There was never any likelihood that associate director Gregory Doran, who directs this, the opening play in the company’s new Comedies season, would make an ass of himself with this perennial favourite. Nevertheless, although the RSC may now be financially in the black, it’s not yet there critically. Success in the Swan has not translated into a consistent body of work in the RST. Indeed the RSC’s recent successes have chiefly been with the work of writers other than Shakespeare.
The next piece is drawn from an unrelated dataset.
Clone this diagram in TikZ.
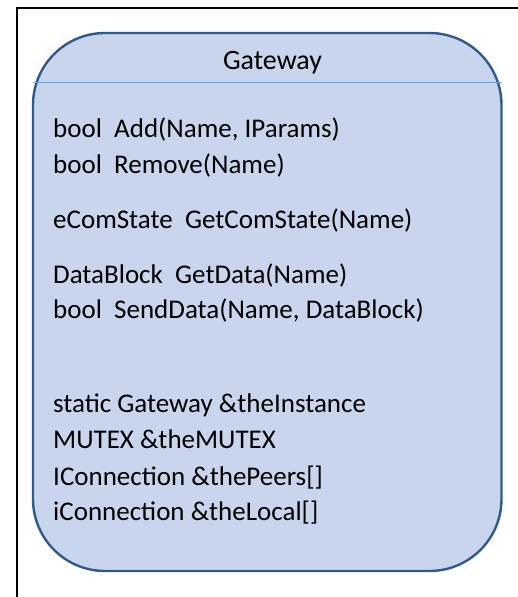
\documentclass[tikz,border=0pt]{standalone}
\usepackage{fontspec}
\setmainfont{Carlito}
\definecolor{boxfill}{HTML}{C9D5EC}
\definecolor{boxdraw}{HTML}{2F5A8C}
\definecolor{sepline}{HTML}{6FA0D8}
\begin{document}
\begin{tikzpicture}[x=1pt,y=-1pt,
  member/.style={anchor=base west,inner sep=0pt,font=\fontsize{27}{32}\selectfont,text=black},
  title/.style={anchor=base,inner sep=0pt,font=\fontsize{28}{33}\selectfont,text=black}]
\useasboundingbox (0,0) rectangle (518,597);
\fill[white] (0,0) rectangle (518,597);
% outer frame (cropped at right and bottom)
\draw[line width=2.5pt] (17,597) -- (17,8) -- (518,8);
% class box
\draw[fill=boxfill,draw=boxdraw,line width=2.4pt,rounded corners=72pt] (33,33) rectangle (501.5,571);
\draw[sepline,line width=1pt] (33,82.5) -- (502,82.5);
\node[title] (t) at (272.5,69) {Gateway};
\node[member] (m1) at (53,137) {bool\ \ Add(Name, IParams)};
\node[member] (m2) at (53,173) {bool\ \ Remove(Name)};
\node[member] (m3) at (53,228) {eComState\ \ GetComState(Name)};
\node[member] (m4) at (53,283) {DataBlock\ \ GetData(Name)};
\node[member] (m5) at (53,318) {bool\ \ SendData(Name, DataBlock)};
\node[member] (m6) at (53,412) {static Gateway \&theInstance};
\node[member] (m7) at (53,448) {MUTEX \&theMUTEX};
\node[member] (m8) at (53,485) {IConnection \&thePeers[]};
\node[member] (m9) at (53,520) {iConnection \&theLocal[]};
\end{tikzpicture}
\end{document}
Doran goes some way to restoring solvency with this enjoyable, visually spectacular production, the high point of which is undoubtedly the staging, by Bottom and his fellow mechanicals, of the ‘most lamentable tragedy’ of Pyramus and Thisbe for the chilly Athenian court. Malcolm Storry as Pyramus, looking and sounding for all the world like Noddy Holder, made me metaphorically beat the canvas in submission, although I was incapable of anything but struggling for breath.

Elsewhere Doran’s production brings undertones of darkness but not the wholesale monochrome of Richard Jones’ interpretation three years ago. This Dream, designed by Stephen Brimson Lewis, is frequently gorgeous, although the evocation of the forest through an accumulation of furniture, musical instruments and other detritus, will not be to everyone’s taste.

The setting is non-specifically modern although a somewhat confusing opening scene featuring ancient armour has you momentarily wondering if you’ve stumbled into a production of Troilus and Cressida by error. And indeed there’s a certain lack of focus overall about the production, despite its many fine qualities. The use of puppets to conjure up fairies and the changeling child are less dramatic than might be expected. The performances however are very good; some, excellent.

Chief among them is Joe Dixon, who confirms his earlier promise in the RSC’s recent Jacobethan season with a beautifully-spoken Oberon. There’s fine work too from Paul Chahidi as Peter Quince, Jonathan Slinger as a disgruntled, punkish Puck and Sinead Keenan as Hermia.

While there isn’t the sense of revelation that informed Doran’s Taming of the Shrew, this Dream offers beguiling diversion in, to paraphrase Don McLean, a starry, Storry night.